The Los Angeles Police Department is hardly denying that it's using technology to help keep track of where ex-cons, and those who are most likely to break the law, are most likely to be found.
Not only do these tools allow higher-ups to assign additional patrol officers to these areas, they say, it's also helped reduce crime rates.
Part of it relates to data collection while the other part is real-time computer tracking; the program uses both street-intelligence and high-speed computer calculations to point officers in a particular direction. Sources within the LAPD says it's been so successful that the program has started to get national attention.
Concerns about privacy rights
The American Civil Liberties Union (ACLU) has been among those who are speaking out against the use of spy software.
A recent report found that 40 California counties spent more than $65 million on this type of surveillance in the past 10 years alone. This spans everything from the use of drones, to license plate readers and even cell phone interception technology.

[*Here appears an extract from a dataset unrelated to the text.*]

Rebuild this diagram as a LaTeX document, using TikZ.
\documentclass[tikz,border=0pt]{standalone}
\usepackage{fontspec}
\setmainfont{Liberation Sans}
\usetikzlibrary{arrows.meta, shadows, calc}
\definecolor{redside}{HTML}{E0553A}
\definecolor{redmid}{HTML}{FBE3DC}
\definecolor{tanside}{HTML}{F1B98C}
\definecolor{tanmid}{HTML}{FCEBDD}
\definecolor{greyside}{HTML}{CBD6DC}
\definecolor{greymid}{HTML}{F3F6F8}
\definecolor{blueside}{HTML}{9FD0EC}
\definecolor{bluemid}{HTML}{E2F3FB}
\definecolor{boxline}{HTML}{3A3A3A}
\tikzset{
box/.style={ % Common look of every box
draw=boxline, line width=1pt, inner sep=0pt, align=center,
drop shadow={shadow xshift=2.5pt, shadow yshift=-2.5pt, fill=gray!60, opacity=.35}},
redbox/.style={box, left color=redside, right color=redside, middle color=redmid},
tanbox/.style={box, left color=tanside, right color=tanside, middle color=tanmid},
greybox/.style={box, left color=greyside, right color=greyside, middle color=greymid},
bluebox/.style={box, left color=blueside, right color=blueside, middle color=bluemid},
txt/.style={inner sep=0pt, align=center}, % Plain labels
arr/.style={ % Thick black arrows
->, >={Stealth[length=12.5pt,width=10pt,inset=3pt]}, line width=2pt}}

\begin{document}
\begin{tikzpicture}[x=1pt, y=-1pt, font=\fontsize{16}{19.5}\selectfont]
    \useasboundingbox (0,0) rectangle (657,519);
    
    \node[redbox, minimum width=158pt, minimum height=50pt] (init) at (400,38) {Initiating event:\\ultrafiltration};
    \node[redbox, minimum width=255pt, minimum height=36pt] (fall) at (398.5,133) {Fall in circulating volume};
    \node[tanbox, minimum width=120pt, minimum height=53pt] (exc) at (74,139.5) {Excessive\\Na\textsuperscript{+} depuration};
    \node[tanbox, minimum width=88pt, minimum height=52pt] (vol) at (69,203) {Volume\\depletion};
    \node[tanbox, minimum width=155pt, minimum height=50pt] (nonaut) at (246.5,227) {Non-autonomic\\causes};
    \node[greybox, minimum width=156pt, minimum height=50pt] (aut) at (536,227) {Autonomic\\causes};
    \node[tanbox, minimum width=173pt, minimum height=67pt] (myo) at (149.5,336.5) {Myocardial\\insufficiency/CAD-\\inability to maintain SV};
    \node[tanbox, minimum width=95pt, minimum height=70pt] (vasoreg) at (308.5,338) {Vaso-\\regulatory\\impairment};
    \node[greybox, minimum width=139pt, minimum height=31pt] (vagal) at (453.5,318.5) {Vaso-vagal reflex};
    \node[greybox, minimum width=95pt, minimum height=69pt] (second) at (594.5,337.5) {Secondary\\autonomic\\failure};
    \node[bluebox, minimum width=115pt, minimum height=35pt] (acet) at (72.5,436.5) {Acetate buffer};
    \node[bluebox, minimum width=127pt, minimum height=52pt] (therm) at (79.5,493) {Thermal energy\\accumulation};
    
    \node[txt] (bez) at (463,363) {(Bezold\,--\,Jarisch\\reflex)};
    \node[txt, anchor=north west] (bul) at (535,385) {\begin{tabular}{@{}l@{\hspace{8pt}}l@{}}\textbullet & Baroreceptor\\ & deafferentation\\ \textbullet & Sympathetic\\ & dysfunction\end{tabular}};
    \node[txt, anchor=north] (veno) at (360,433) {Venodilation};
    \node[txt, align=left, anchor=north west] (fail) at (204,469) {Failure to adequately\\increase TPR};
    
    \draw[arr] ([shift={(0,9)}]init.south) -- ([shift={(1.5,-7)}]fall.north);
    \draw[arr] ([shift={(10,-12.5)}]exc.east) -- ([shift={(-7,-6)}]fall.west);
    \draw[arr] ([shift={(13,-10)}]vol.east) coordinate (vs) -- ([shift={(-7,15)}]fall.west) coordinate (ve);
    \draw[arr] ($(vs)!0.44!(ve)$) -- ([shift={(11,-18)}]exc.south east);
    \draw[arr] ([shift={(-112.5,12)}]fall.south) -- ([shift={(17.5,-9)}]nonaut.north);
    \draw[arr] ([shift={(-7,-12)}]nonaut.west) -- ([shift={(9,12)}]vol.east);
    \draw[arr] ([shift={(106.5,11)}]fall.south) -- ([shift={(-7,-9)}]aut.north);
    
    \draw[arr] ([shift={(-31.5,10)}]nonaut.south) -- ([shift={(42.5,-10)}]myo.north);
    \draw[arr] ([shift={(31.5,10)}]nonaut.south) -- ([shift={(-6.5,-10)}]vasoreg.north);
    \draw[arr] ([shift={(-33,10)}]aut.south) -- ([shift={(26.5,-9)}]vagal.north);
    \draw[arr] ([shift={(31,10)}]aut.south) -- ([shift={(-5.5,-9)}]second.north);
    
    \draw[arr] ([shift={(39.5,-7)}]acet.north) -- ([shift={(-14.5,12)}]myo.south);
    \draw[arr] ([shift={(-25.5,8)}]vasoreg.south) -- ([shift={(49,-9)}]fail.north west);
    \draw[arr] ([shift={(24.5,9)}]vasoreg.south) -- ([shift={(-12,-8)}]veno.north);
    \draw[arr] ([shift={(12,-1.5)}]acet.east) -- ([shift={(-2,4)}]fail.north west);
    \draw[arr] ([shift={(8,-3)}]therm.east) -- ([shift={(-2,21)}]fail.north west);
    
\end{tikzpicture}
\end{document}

The ACLU's biggest gripe is that the public is being kept in the dark in terms of how, when and where these types of tools are being used. If the public isn't aware of it, they said, these systems are far more likely to be abused.
Only a handful of these communities have access to law enforcement policies and procedures for the use of spy technology; most were entirely in the dark about the ways police and sheriff's officials were collecting data.
The agency is also concerned that this finding is just the tip of the iceberg; this spending only accounts for funds that have been obtained through city council and county supervisor approval. It doesn't include what may have been purchased through the use of state or federal grant funding.
The debate over a 'necessary evil'
While a great number of people see value in using spy technology to help curb crime rates, nearly everyone agrees that the public needs greater transparency.
The use of license plate readers, for example, helps streamline a process that would otherwise involve officers manually looking information up. On the flip side of that coin, privacy rights groups say the public should be and needs to be aware of when Big Brother is watching.
A similar argument is being made when it comes to law enforcement agencies deploying spy drones.
Concerns over how data is being used
The ACLU says they are worried that the LAPD's data collection systems may be compiling files against citizens simply based on whether that person is likely to commit a crime, which violates federal law.
And although higher ups suggest system analysts delete names from their list after a set period of time, there isn't any hard criteria that requires them to do so.
Others say that while there are benefits to using algorithms to collect data and predict crime, that law enforcement agencies need to be cautious and make sure they don't cross an intelligence gathering line.